I'm using black only printing on an Epson 1280 but my prints are a little less contrasty and grainy than I would like (I know the opposite problem most people have). I can't quite wrap my brain around printing profiles and that sort of thing. Is there a simple way to get the printer to give me the kind of graininess I'm seeing on screen? I don't want to introduce noise or anything or fake the grain as I like what I'm seeing on screen. I just want to see it on paper.
 
High contrast, high grain b&w prints really are best done with film, IMO, especially if you're printing large.
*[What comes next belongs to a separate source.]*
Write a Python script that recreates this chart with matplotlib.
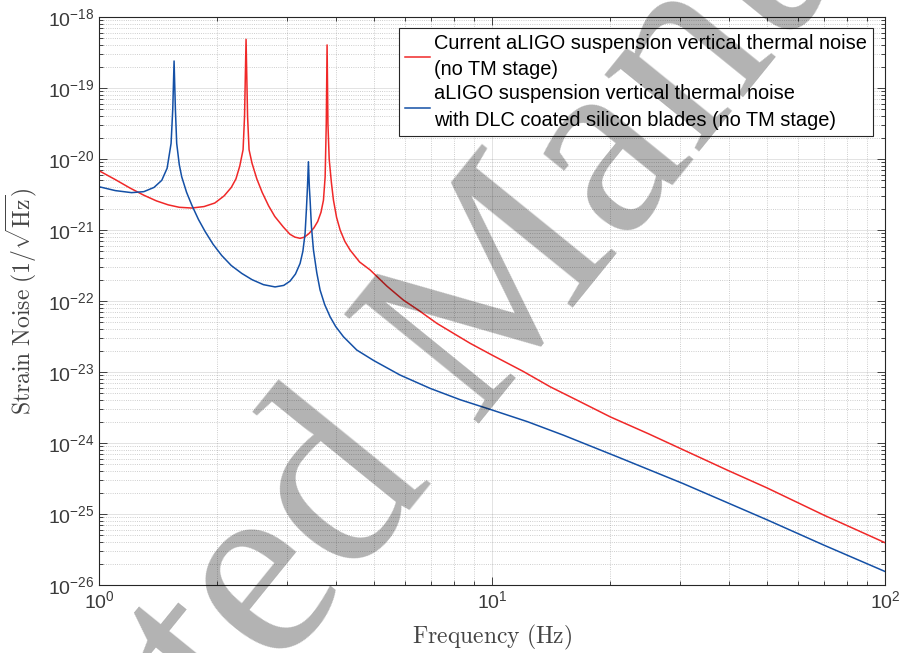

Not very helpful, but there you go.

Bear in mind that you're probably printing at 300ppi whereas you're viewing on-screen at a much lower res of 72ppi. You need to add more noise/grain for print, but unless you're careful the result will be pretty ugly and un-filmlike. Trial and error I suppose.
 
Well I'm using film but I assume you mean chemicals and paper. Unfortunatley all the darkrooms I used to rent space at have closed and I do like the convience of printing at home. Maybe I just reduce the printing DPI and try that or bump up the sharpening a little more.
 
Ah, sorry, I misread your post and assumed you were starting with digital files. But the general point holds, trial and error with files optimised for printing rather than looking right on-screen.
 
You need to look at the images on screen at a size that equates to the print dpi. For example, if your screen display is 72 ppi and you are printing at 300 dpi then you need to view the image on screen at (300/72) * 100 in order to assess what it will look like when printed. If you look at a 100% crop then what you see is what the print would look like if printed at your screen resolution (e.g. 72 dpi).

You also need to calibrate your monitor (adobe gamma is the cheap way if you use windows - I think Macs do it automatically).

If you don't want to use printer profiles then its a case of trial and error - adjusting what you see on screen until what comes out of the printer matches your expectations. Much easier to get a profile for your printer.

Good luck - I know how frustrating it can be.